TO DO: Restate, exactly and without pictures, the lines from the start of the listing below through the line holding "const LABEL_YEARS = [1992, 1994, 1996, 1998, 2000, 2002];".

DATA LINES:

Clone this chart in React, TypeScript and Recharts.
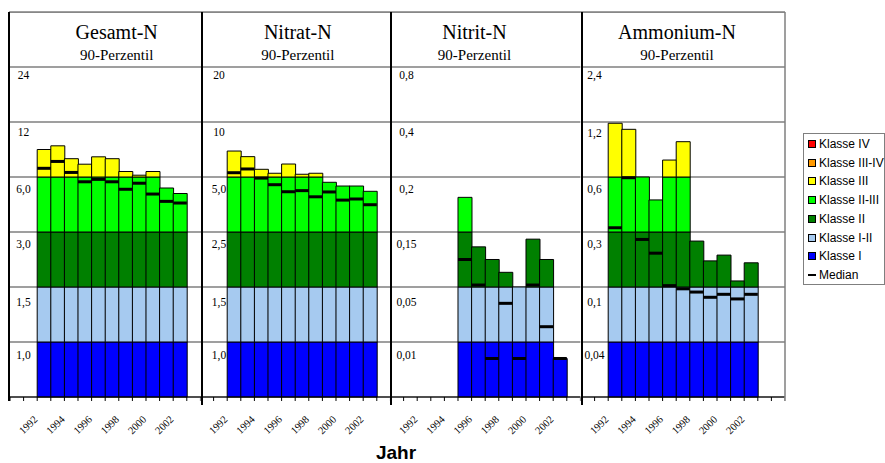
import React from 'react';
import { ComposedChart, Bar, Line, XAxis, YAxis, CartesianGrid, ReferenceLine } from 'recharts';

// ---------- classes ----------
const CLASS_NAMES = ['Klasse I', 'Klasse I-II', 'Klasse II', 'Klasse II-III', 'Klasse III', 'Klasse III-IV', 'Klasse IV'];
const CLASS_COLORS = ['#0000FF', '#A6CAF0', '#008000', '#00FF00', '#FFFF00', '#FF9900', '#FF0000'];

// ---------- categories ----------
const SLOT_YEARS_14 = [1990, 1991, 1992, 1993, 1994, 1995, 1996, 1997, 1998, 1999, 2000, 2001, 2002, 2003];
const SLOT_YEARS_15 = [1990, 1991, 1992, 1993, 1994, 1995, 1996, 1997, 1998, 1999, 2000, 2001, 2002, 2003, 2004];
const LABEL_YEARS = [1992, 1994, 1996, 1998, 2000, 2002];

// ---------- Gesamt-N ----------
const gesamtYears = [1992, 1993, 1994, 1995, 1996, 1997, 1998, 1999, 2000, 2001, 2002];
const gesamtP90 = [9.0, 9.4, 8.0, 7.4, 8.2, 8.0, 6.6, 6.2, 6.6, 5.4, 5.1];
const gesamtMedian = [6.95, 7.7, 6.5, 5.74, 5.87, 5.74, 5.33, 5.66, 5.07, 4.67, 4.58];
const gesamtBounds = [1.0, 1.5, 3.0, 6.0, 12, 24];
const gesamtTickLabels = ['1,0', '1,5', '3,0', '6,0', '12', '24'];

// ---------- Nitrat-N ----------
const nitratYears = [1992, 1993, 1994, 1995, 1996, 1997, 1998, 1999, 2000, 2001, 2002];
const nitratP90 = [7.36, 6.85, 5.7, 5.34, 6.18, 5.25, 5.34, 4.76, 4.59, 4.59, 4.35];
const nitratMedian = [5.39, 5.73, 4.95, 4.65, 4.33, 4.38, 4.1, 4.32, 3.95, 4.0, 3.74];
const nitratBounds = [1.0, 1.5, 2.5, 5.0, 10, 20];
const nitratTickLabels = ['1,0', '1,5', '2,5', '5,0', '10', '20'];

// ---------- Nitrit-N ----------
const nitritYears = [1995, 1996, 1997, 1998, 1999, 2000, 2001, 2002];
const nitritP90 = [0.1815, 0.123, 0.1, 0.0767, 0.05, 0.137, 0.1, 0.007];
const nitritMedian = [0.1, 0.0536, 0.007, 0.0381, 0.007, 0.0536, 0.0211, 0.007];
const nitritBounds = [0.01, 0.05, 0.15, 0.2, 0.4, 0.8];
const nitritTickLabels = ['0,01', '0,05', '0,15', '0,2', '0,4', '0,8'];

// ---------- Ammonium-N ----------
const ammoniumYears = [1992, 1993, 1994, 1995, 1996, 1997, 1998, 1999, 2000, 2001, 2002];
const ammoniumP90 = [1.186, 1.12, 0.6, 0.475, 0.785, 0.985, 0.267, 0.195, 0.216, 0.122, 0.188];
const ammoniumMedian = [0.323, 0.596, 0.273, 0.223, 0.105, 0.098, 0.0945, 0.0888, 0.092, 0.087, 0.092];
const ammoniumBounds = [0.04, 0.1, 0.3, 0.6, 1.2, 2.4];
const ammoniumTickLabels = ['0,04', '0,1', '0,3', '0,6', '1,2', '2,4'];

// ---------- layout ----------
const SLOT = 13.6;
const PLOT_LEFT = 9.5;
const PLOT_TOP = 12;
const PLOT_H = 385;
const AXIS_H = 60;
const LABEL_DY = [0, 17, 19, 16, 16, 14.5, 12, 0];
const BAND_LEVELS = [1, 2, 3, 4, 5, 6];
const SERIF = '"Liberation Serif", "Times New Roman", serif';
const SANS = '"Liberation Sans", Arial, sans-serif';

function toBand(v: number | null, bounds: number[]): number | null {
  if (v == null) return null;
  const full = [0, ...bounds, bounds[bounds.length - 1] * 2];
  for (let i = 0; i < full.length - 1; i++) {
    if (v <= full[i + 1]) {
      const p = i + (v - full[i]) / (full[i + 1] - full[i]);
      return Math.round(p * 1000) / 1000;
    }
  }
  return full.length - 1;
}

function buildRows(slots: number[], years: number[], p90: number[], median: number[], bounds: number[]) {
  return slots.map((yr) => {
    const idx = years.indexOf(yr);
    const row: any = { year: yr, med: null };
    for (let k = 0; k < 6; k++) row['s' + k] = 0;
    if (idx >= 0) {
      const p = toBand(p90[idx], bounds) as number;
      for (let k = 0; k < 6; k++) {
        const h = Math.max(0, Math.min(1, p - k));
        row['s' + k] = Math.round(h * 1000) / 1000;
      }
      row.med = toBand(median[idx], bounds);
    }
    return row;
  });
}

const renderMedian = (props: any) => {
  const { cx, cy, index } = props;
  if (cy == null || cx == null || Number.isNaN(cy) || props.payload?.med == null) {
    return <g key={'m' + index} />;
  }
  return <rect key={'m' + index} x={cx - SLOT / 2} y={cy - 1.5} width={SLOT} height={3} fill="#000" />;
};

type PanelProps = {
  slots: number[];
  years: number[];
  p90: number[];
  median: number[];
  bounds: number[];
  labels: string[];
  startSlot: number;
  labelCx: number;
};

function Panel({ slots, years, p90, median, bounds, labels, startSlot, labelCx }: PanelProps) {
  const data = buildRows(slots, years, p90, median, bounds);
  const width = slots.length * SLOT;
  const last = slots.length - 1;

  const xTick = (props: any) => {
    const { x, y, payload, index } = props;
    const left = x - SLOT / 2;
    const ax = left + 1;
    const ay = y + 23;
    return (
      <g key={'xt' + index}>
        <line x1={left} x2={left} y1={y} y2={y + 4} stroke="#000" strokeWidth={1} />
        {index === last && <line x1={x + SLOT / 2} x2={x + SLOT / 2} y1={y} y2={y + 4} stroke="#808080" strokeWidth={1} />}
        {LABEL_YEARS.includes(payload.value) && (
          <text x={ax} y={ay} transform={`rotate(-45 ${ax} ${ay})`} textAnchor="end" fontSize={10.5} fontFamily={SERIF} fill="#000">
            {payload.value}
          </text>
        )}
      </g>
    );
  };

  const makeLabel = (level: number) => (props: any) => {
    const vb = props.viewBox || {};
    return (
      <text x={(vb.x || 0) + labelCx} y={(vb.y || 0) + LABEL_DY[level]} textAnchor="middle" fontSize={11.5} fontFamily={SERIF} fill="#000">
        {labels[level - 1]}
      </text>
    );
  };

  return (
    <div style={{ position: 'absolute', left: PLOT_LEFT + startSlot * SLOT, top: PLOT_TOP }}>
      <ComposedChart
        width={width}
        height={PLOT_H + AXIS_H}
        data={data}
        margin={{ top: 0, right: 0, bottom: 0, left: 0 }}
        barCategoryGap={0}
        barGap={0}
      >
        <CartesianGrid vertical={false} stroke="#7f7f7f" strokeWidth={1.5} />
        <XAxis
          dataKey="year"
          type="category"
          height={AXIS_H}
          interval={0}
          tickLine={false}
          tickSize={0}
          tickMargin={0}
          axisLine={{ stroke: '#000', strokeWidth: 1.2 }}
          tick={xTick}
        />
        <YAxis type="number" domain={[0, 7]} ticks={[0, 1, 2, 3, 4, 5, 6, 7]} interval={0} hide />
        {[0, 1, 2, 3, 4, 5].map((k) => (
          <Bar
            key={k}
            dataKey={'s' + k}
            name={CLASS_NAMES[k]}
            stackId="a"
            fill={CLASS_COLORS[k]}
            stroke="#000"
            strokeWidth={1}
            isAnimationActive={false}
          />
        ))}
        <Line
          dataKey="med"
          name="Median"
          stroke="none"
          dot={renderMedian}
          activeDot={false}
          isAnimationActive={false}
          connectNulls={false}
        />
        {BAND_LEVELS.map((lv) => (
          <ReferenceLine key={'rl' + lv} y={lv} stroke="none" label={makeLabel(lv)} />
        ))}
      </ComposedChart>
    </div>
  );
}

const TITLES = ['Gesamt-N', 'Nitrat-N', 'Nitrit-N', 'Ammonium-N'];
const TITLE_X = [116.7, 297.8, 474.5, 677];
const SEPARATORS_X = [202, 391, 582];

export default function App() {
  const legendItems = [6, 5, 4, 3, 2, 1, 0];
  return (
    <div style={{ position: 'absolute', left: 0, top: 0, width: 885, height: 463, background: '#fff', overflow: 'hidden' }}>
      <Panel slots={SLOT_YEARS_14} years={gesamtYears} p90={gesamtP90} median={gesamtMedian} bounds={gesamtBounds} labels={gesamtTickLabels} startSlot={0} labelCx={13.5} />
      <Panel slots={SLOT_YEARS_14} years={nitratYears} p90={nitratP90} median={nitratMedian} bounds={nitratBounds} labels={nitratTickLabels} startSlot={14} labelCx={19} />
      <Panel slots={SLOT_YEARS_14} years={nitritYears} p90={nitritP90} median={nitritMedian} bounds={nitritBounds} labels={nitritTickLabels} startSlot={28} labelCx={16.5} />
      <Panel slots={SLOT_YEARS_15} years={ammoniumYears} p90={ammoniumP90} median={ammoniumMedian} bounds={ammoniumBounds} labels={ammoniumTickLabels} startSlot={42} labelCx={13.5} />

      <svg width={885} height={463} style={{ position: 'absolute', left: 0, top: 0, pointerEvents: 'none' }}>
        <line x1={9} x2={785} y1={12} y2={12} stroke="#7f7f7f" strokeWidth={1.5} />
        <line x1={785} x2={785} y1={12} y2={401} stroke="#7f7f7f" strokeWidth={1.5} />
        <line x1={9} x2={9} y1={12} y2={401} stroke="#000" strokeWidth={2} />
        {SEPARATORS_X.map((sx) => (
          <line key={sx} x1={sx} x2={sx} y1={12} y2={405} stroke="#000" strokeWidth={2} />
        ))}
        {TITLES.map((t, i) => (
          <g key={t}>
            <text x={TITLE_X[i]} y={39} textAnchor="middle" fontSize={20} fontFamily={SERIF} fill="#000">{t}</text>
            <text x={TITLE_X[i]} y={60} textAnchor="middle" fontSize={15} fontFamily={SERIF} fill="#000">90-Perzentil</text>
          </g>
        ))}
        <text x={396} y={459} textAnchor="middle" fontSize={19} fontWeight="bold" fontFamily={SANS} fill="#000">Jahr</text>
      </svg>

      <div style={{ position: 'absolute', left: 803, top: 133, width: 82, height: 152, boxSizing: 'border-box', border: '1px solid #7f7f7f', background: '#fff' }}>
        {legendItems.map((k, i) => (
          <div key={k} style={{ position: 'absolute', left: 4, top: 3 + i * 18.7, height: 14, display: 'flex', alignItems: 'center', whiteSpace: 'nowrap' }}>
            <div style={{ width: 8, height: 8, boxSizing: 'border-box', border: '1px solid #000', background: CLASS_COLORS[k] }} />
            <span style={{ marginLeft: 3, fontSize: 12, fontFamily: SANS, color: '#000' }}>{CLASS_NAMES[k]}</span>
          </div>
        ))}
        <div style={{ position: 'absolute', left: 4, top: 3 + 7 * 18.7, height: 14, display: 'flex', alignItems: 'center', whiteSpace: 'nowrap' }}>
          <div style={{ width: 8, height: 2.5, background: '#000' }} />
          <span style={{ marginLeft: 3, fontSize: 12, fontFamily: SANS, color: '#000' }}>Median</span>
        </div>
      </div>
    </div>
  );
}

TASK ANSWER:
Clone this chart in React, TypeScript and Recharts.
import React from 'react';
import { ComposedChart, Bar, Line, XAxis, YAxis, CartesianGrid, ReferenceLine } from 'recharts';

// ---------- classes ----------
const CLASS_NAMES = ['Klasse I', 'Klasse I-II', 'Klasse II', 'Klasse II-III', 'Klasse III', 'Klasse III-IV', 'Klasse IV'];
const CLASS_COLORS = ['#0000FF', '#A6CAF0', '#008000', '#00FF00', '#FFFF00', '#FF9900', '#FF0000'];

// ---------- categories ----------
const SLOT_YEARS_14 = [1990, 1991, 1992, 1993, 1994, 1995, 1996, 1997, 1998, 1999, 2000, 2001, 2002, 2003];
const SLOT_YEARS_15 = [1990, 1991, 1992, 1993, 1994, 1995, 1996, 1997, 1998, 1999, 2000, 2001, 2002, 2003, 2004];
const LABEL_YEARS = [1992, 1994, 1996, 1998, 2000, 2002];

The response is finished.